Terminata quella dissertazione, ancora inginocchiata accanto alla sua mappa, Artemis riprese a percepire il mondo intorno a sé. Vide i collegamenti nuovi che aveva tracciato, la scrittura istintiva e confusa delle sue note, fino allo sguardo sbalordito di Mjosgard e Tamatoa, che l'avevano persa dopo i primi trenta secondi.
Ma sentiva che le mancava ancora qualcosa, una consapevolezza che si manifestò nelle realiste parole di Mjosgard: "Ma come farete a guidarli?" 
Realizzando quanta verità ci fosse in quella considerazione così semplice, i suoi sensi inchiodarono, lasciando che il suo corpo andasse avanti da solo, per poi cadere come un involucro vuoto al suono di una flebile ammissione: "Avete ragione."

Si svegliò diversi minuti dopo su un divanetto della biblioteca, ancora intontita e con un sapore terribile in bocca. 
"Che é successo?" Formulò a fatica. 
"Vi ho sedata mentre parlavate, signorina." rispose Tamatoa con precisione "Non potevo lasciare che il vostro atteggiamento autodistruttivo proseguisse, sarebbe stato deleterio per voi." 
"Mi fa male la testa" si lamentò l'altra.
"Riposate e vi passerà." 
Sollevando con gran fatica le palpebre, Artemis contò le figure attorno a lei: una, due, tre. 
"Prima erano due" constatò tra sè, ricontandole. Erano sempre tre. 
Allora sollevò un dito verso quella che gli sembrava più estranea, chiedendo: "È un'allucinazione?" 

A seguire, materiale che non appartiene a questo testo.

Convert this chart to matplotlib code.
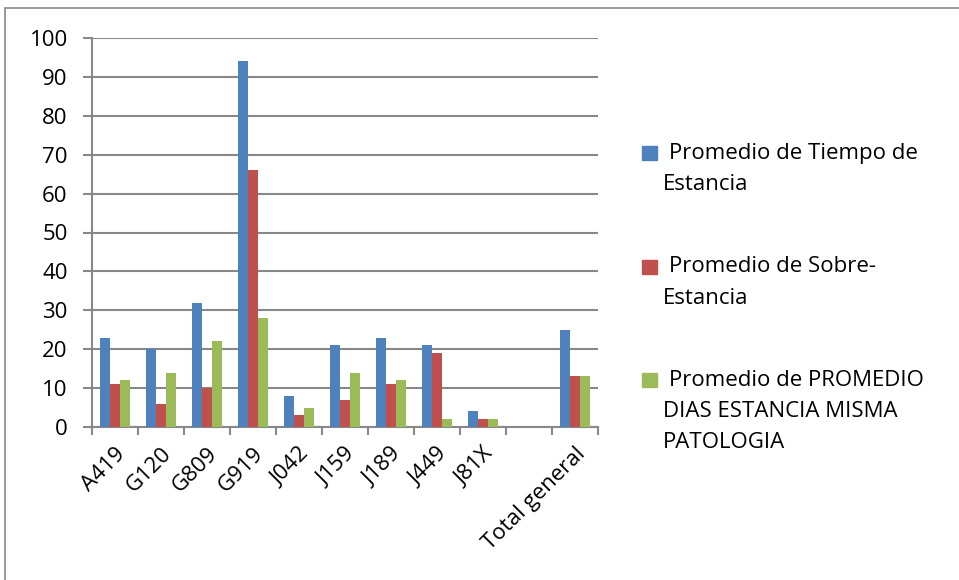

"Assolutamente no, signorina." 
Riconoscendo Sengoku, la pirata si alzò. Le era sembrato impossibile che non fosse stato annunciato. Forse l'aveva più semplicemente ignorato. 
"Grand'Ammiraglio." lo salutò, con una distaccata cantilena, faticando per metterlo a fuoco. 
"Artemis." 
Lui pronunciò il suo nome come se fosse stato un sollievo. Aveva un qualcosa di diverso da tutte le altre volte in cui si erano incontrati. Le ricordò quando la scoprì a leggere le sue lettere. L'uomo fece per avvicinarsi, ma lei replicò con un mezzo passo indietro che arrestò la sua avanzata. 
"Era Comandante De la Rose, l'ultima volta." ricordò con dolore "Perché siete qui?" 
"Perché non abbiamo mai potuto parlare." disse l'uomo.
"Non ho nulla da dire." replicò severa "I pirati Heart non sono come la famiglia Donquixote e io non sono più dei vostri." 
"Mi riferisco alla nostra vicenda" specificò lui, osservando gli altri due ospiti nella stanza. "Potremmo andare in un luogo meno affollato?" 
Dopo un attimo di tentennamento, Artemis annuì e seguì il Grand'Ammiraglio verso il terrazzo della biblioteca deserto.